At Arcadis’ first Resilience Roundtable we discussed what the term ‘resiliency’ means, what a resilient future looks like, and how Bristol and the surrounding region can actively respond to the new challenges it’s facing. To us, resiliency refers to the ‘bounce-back’ ability of a city - how quickly and easily it can respond and adapt to both immediate shocks and longer term chronic stressors outside the control of the city and its authorities.

In order to make resilience projects investable, a new approach is needed - Bristol’s ‘moment of change’ is now

Last week saw the second of our roundtable events. In the context of Bristol City Council’s recently launched Resilience Strategy  we sought to explore:

  • How bankable are the multi-benefit schemes that are needed to improve city resiliency?
  • What’s the social impact and needs of the residents they will affect?
  • How best can we move from strategy to implementation?

Resilience in a city doesn’t happen easily
Our study of 198 European cities found that over 76% were considering acting on current extreme weather, but not on climate change. The study also showed that capacity building is needed at the strategic, developmental and operational levels of cities administration to enable breakthrough projects.  

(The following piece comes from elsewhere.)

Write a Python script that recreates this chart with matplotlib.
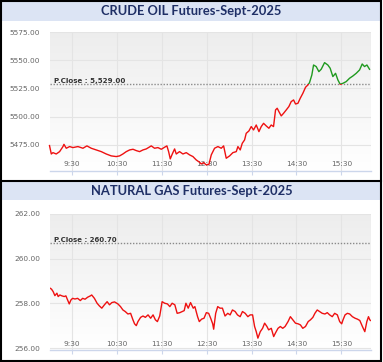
import matplotlib
matplotlib.use("Agg")
import matplotlib.pyplot as plt
import numpy as np
from matplotlib.patches import Rectangle

# ---------------- data ----------------
crude_title = "CRUDE OIL Futures-Sept-2025"
crude_prev_close = 5529.00
crude_minutes = [0, 2.4, 4.6, 9.0, 13.5, 18.0, 19.3, 22.4, 26.9, 31.3, 38.0, 44.7, 50.0, 55.8,
                 62.5, 69.2, 75.8, 82.5, 89.2, 93.7, 98.1, 102.6, 107.1, 111.6, 116.0, 120.4,
                 124.9, 129.3, 136.0, 140.4, 144.9, 149.4, 153.8, 156.9, 159.2, 161.4, 164.1,
                 167.2, 169.4, 173.8, 178.3, 182.8, 187.2, 191.7, 196.1, 200.6, 202.8, 205.9,
                 209.5, 213.1, 216.2, 220.6, 225.1, 229.5, 232.7, 236.2, 240.7, 245.1, 249.6,
                 251.8, 254.9, 257.6, 260.7, 262.9, 266.5, 269.6, 272.7, 276.3, 279.9, 283.0,
                 286.1, 289.6, 293.2, 296.3, 299.4, 302.1, 304.3, 306.6, 309.7, 312.8, 316.4,
                 319.9, 323.0, 326.2, 328.8, 332.0, 335.1, 338.6, 342.2, 345.3, 347.5, 350.6,
                 352.9, 356.4, 360.0, 363.1, 367.6, 372.0, 375.1, 378.7, 382.3, 385.4, 388.5,
                 392.1, 396.5, 401.0, 405.4, 409.9, 414.4, 417.9, 421.0, 424.2, 427.7]
crude_prices = [5474.2, 5466.7, 5467.9, 5466.7, 5468.8, 5473.3, 5475.3, 5471.8, 5473.3, 5472.4,
                5473.3, 5471.8, 5473.9, 5471.8, 5470.3, 5468.8, 5466.7, 5465.0, 5464.4, 5465.0,
                5466.7, 5468.8, 5470.3, 5470.9, 5469.7, 5468.8, 5470.3, 5471.2, 5473.9, 5471.8,
                5472.4, 5470.9, 5472.7, 5473.9, 5468.8, 5462.3, 5466.7, 5471.2, 5466.7, 5468.8,
                5466.7, 5467.9, 5465.9, 5464.4, 5461.4, 5459.3, 5457.8, 5459.0, 5457.0, 5457.5,
                5465.9, 5471.8, 5473.3, 5471.8, 5473.9, 5462.9, 5465.0, 5467.9, 5468.8, 5473.3,
                5470.3, 5476.2, 5479.2, 5485.1, 5487.2, 5491.1, 5488.1, 5492.5, 5486.6, 5491.1,
                5494.0, 5491.7, 5489.6, 5492.5, 5491.1, 5505.9, 5507.4, 5504.4, 5500.6, 5502.9,
                5505.9, 5508.9, 5513.3, 5514.8, 5511.2, 5511.8, 5516.3, 5520.7, 5526.1, 5528.1,
                5530.2, 5537.0, 5545.9, 5544.5, 5540.0, 5542.1, 5548.0, 5545.9, 5543.0, 5535.6,
                5538.5, 5532.6, 5528.7, 5529.6, 5531.1, 5534.1, 5536.1, 5538.5, 5541.5, 5546.8,
                5544.5, 5545.9, 5542.1]
crude_yticks = [5475, 5500, 5525, 5550, 5575]
crude_ylabels = ["5475.00", "5500.00", "5525.00", "5550.00", "5575.00"]
crude_close_label = "P.Close : 5,529.00"

gas_title = "NATURAL GAS Futures-Sept-2025"
gas_prev_close = 260.70
gas_minutes = [0.9, 2.7, 4.9, 7.2, 9.9, 11.6, 13.9, 16.6, 19.7, 21.9, 24.2, 26.4, 28.7, 30.9,
               34.0, 37.6, 41.2, 44.3, 47.5, 51.0, 54.6, 56.4, 60.0, 63.6, 66.7, 69.9, 73.4,
               77.0, 80.2, 83.3, 86.9, 91.4, 94.9, 98.1, 101.2, 104.8, 108.4, 111.5, 113.7,
               116.0, 118.2, 121.8, 124.9, 128.1, 131.7, 135.2, 138.4, 141.5, 144.2, 147.3,
               150.5, 154.0, 157.6, 160.8, 163.9, 167.5, 170.6, 174.2, 177.3, 180.0, 182.3,
               185.4, 188.5, 192.1, 194.3, 197.9, 200.2, 203.3, 206.5, 209.6, 212.7, 215.4,
               218.1, 219.4, 222.1, 224.8, 227.9, 231.1, 234.6, 238.2, 241.4, 244.5, 248.1,
               251.2, 254.8, 257.9, 261.5, 265.1, 268.2, 271.4, 274.1, 276.3, 278.5, 281.7,
               284.8, 287.5, 290.6, 292.9, 296.4, 299.6, 301.8, 305.4, 308.5, 311.7, 314.8,
               318.8, 321.9, 325.1, 328.7, 332.3, 335.4, 338.5, 342.1, 345.7, 348.8, 352.0,
               354.7, 357.8, 360.9, 364.5, 368.1, 371.2, 374.4, 377.9, 381.1, 384.7, 387.8,
               390.5, 392.3, 395.0, 398.1, 401.2, 404.8, 408.4, 411.5, 414.7, 418.2, 421.4,
               424.1, 426.3, 428.0, 429.0]
gas_prices = [258.68, 258.64, 258.53, 258.35, 258.46, 258.31, 258.38, 258.34, 258.31, 258.34,
              258.16, 257.98, 258.16, 258.23, 258.20, 258.23, 258.13, 258.23, 258.19, 258.28,
              258.34, 258.38, 258.23, 258.01, 257.89, 257.79, 257.94, 258.08, 257.94, 258.04,
              258.07, 257.98, 257.86, 257.71, 257.64, 257.53, 257.56, 257.27, 257.09, 257.01,
              257.19, 257.38, 257.44, 257.38, 257.49, 257.34, 257.49, 257.27, 257.19, 257.44,
              258.08, 258.01, 257.98, 257.86, 258.01, 257.94, 257.56, 257.59, 257.64, 257.68,
              258.01, 257.79, 258.04, 257.79, 257.86, 257.41, 257.19, 257.30, 257.34, 257.59,
              257.56, 257.34, 257.09, 256.85, 257.56, 257.86, 257.79, 257.79, 257.44, 257.56,
              257.49, 257.71, 257.64, 257.49, 257.41, 257.64, 257.56, 257.41, 257.49, 257.49,
              256.97, 256.74, 256.45, 256.74, 256.89, 257.12, 256.97, 256.82, 256.89, 256.52,
              256.67, 256.89, 256.97, 256.89, 256.97, 257.19, 257.41, 257.27, 257.12, 257.09,
              257.04, 256.89, 256.97, 257.19, 257.27, 257.38, 257.56, 257.71, 257.64, 257.56,
              257.53, 257.59, 257.49, 257.41, 257.56, 257.49, 257.19, 257.09, 257.27, 257.49,
              257.56, 257.53, 257.41, 257.34, 257.30, 257.24, 256.97, 256.74, 257.19, 257.41,
              257.27, 257.24]
gas_yticks = [256, 258, 260, 262]
gas_ylabels = ["256.00", "258.00", "260.00", "262.00"]
gas_close_label = "P.Close : 260.70"

time_ticks = [30, 90, 150, 210, 270, 330, 390]
time_labels = ["9:30", "10:30", "11:30", "12:30", "13:30", "14:30", "15:30"]

# ---------------- layout ----------------
W, H, DPI = 383, 362, 100
fig = plt.figure(figsize=(W / DPI, H / DPI), dpi=DPI)
fig.patch.set_facecolor("white")

def fx(px):
    return px / W

def fy(py):
    return 1 - py / H

BAND = "#dce4f4"
NAVY = "#1f2f66"
RED = "#ee1111"
GREEN = "#1f9a1f"
renderer = fig.canvas.get_renderer()

def fitted_text(obj, x, y, s, target_w, **kw):
    t = obj.text(x, y, s, **kw)
    w = t.get_window_extent(renderer).width
    t.set_fontsize(t.get_fontsize() * target_w / w)
    return t

def panel(top_band, band_h, ax_top, ax_bot, title, title_w, minutes, prices, pclose,
          yticks, ylabels, ylim, close_label, close_w, close_y_px, zone):
    # title band
    fig.patches.append(Rectangle((fx(1), fy(top_band + band_h)), fx(380) - fx(1), band_h / H,
                                 transform=fig.transFigure, facecolor=BAND, edgecolor="none", zorder=0))
    fitted_text(fig, fx(191.5), fy(top_band + band_h / 2 + 0.5), title, title_w,
                ha="center", va="center", fontsize=10, fontweight="bold",
                family="Lato", color=NAVY)
    ax = fig.add_axes([fx(49.5), fy(ax_bot), fx(370.5) - fx(49.5), (ax_bot - ax_top) / H])
    grad = np.linspace(0.93, 1.0, 200)[:, None]
    rgb = np.dstack([grad, grad, grad])
    ax.imshow(rgb, extent=(0, 1, 0, 1), transform=ax.transAxes, aspect="auto",
              origin="upper", zorder=-2, interpolation="bilinear")
    for s in ["top", "left", "right"]:
        ax.spines[s].set_visible(False)
    ax.spines["bottom"].set_color("#ccd6eb")
    ax.spines["bottom"].set_linewidth(1)
    ax.set_yticks(yticks)
    ax.set_yticklabels(ylabels)
    ax.set_xticks(time_ticks)
    ax.set_xticklabels(time_labels)
    ax.tick_params(axis="y", length=0, pad=6.6, labelsize=5.3, labelcolor="#666666")
    ax.tick_params(axis="x", length=3, width=0.8, color="#ccd6eb", direction="out",
                   pad=-9.6, labelsize=5.3, labelcolor="#666666")
    ax.grid(True, color="#e4e4e4", linewidth=0.8)
    ax.set_axisbelow(True)
    ax.set_xlim(0, 429)
    ax.set_ylim(*ylim)
    ax.axhline(pclose, color="#8a8a8a", linestyle=(0, (1, 1.2)), linewidth=1.0, zorder=1.8)
    # line coloured by zone: red below previous close, green above
    if zone:
        lg, = ax.plot(minutes, prices, color=GREEN, linewidth=1.0, zorder=3)
        lg.set_clip_path(Rectangle((-1000, pclose), 3000, 1e5, transform=ax.transData))
        lr, = ax.plot(minutes, prices, color=RED, linewidth=1.0, zorder=3)
        lr.set_clip_path(Rectangle((-1000, pclose - 1e5), 3000, 1e5, transform=ax.transData))
    else:
        ax.plot(minutes, prices, color=RED, linewidth=1.0, zorder=3)
    fitted_text(fig, fx(54), fy(close_y_px), close_label, close_w, ha="left", va="center",
                fontsize=6, fontweight="bold", family="DejaVu Sans", color="#333333")
    return ax

panel(1, 19.5, 32.3, 170.5, crude_title, 181, crude_minutes, crude_prices, crude_prev_close,
      crude_yticks, crude_ylabels, (5452, 5575), crude_close_label, 72, 80.5, True)
panel(181.5, 18.5, 214.0, 350.0, gas_title, 202, gas_minutes, gas_prices, gas_prev_close,
      gas_yticks, gas_ylabels, (255.92, 262), gas_close_label, 63, 239.5, False)

# frame and separator
fig.patches.append(Rectangle((fx(1), fy(361)), fx(380.5) - fx(1), (361 - 1) / H,
                             transform=fig.transFigure, facecolor="none", edgecolor="black",
                             linewidth=1.5, zorder=10))
fig.lines.append(plt.Line2D([fx(0), fx(381)], [fy(180.7), fy(180.7)], transform=fig.transFigure,
                            color="black", linewidth=1.5, zorder=10))

fig.savefig("out.png", dpi=DPI)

The biggest challenge to resilience strategy is implementation. An often-cited barrier to implementation is the route to finance – getting the right amount of investment for flood protection projects is difficult. So, how can we make these projects investable? 

A new approach is needed
Making projects more ambitious allows us to achieve more than just concrete walls for flood protection. Solutions should add social, amenity and economic value to a city and improve the quality of life of residents.

When thinking about the bankability of such schemes, the vision of the project needs to be revisited. Once the main aim ‘prevent flooding’ is covered, we need to go back and think about how to design a package that provides real tangible and measurable benefits to the city. We need a resilience Masterplanning approach that attracts investors but also realises multiple benefits.

Breaking down barriers with the outside world and interacting with local people can also help this process – what does the local area need? These conversations need to happen without worrying the public; the narrative needs to change from flood protection to improving communities. This is also true of attracting investors. The narrative should be about adding value through resilience Masterplanning.

We can also learn from our European neighbours when it comes to resiliency. The city of Copenhagen combined the ambition to be more attractive, with flood defences that delivered both protection and green spaces. Similarly, Hamburg’s main harbour needed to be protected from tidal surges. Seizing their ‘moment of change’ the city regenerated the harbour area to create a resilient multi-level, liveable and workable community, allowing the community to exist without impact in times of flood and surge. The project attracted €2billion of investment from the private sector and the city achieved a threefold return on the investment in the multi-faceted harbour regeneration.

Bristol’s ‘moment of change’ is now
The consensus of the group was that, following the release of the Resilience Strategy, Bristol has the opportunity to grasp this moment and lead with new ideas on resiliency, focussing on value adds for the city and its communities, whilst achieving essential climate change adaptation.